PROPERTY investment fund JSM Indochina announced last week it had not taken “any firm decisions” on the accelerated return of uninvested cash as voted for by shareholders in a series of resolutions on December 7 last year as trading in the firm remained suspended in London.
The announcement Tuesday was in response to “recent press speculation”, the board said, adding that a further announcement would be reported in due course.
The Post reported December 24 that the manager of the AIM-listed closed end fund had recommended to the board it return US$103 million in uninvested capital in accordance with the December 7 vote by shareholders.
Craig Jones, chief executive officer of JSM Indochina Capital, which manages the fund’s investment activities, said his recommendation came with reservations but was in line with shareholder wishes. The uninvested capital amounts to US$0.45 per share, Jones said.
Trading in the company’s shares is currently suspended following the resignation of its nominated adviser on December 7.

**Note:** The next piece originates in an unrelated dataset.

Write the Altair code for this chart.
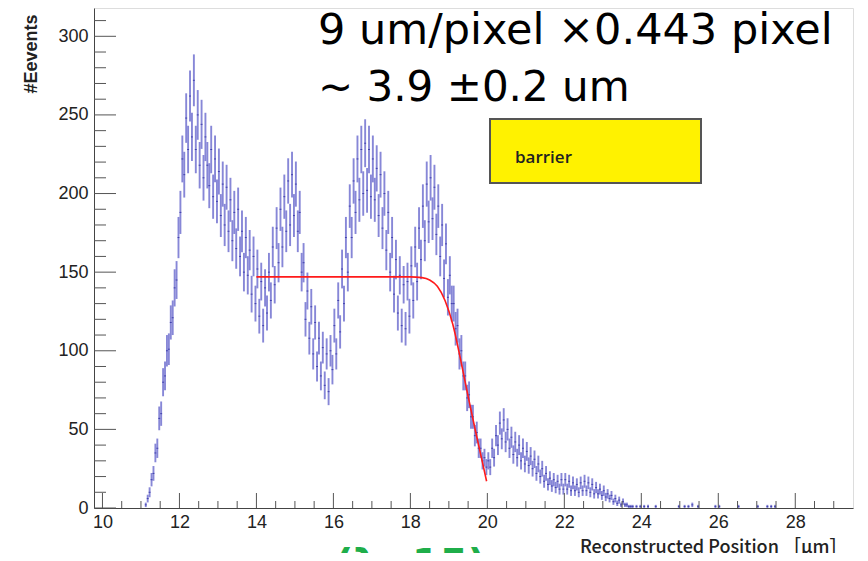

The firm will be delisted unless it appoints a new adviser by Thursday, according to the rules of the AIM Board, an alternative investment market under the London Stock Exchange.
JSM’s shares are listed at US$0.66, well below the fund’s net asset value of $1.08 per share, or $248 million in total.
Meanwhile, Bangkok-listed Samart Corporation, owner of Cambodian Air Traffic Services (CATS), continues to trade in the high 5 baht range, closing December 30 at 5.80 baht ($0.174).
Cambodian authorities still have control of its Cambodia operations more than one and a half months after they kicked the firm’s Thai employees out of the country after a Thai employee leaked fugitive former Thai Prime Minister Thaksin Shinawatra’s flight details to the Thai government.
The firm was trading well-above 6 baht prior to the furore, reaching as high as 6.9 baht in mid-October.
Asahi Breweries, which last month dropped a Cambodian trial in which it priced its flagship Super Dry product below its competitors, fell 0.87 percent from a near 52-week high of ¥1,737 ($18.66) to close at ¥1,712 on December 30 after Nikkei English News reported the Tokyo-listed brewer may report a group pre-tax profit of more than $1 billion for the year, exceeding estimates.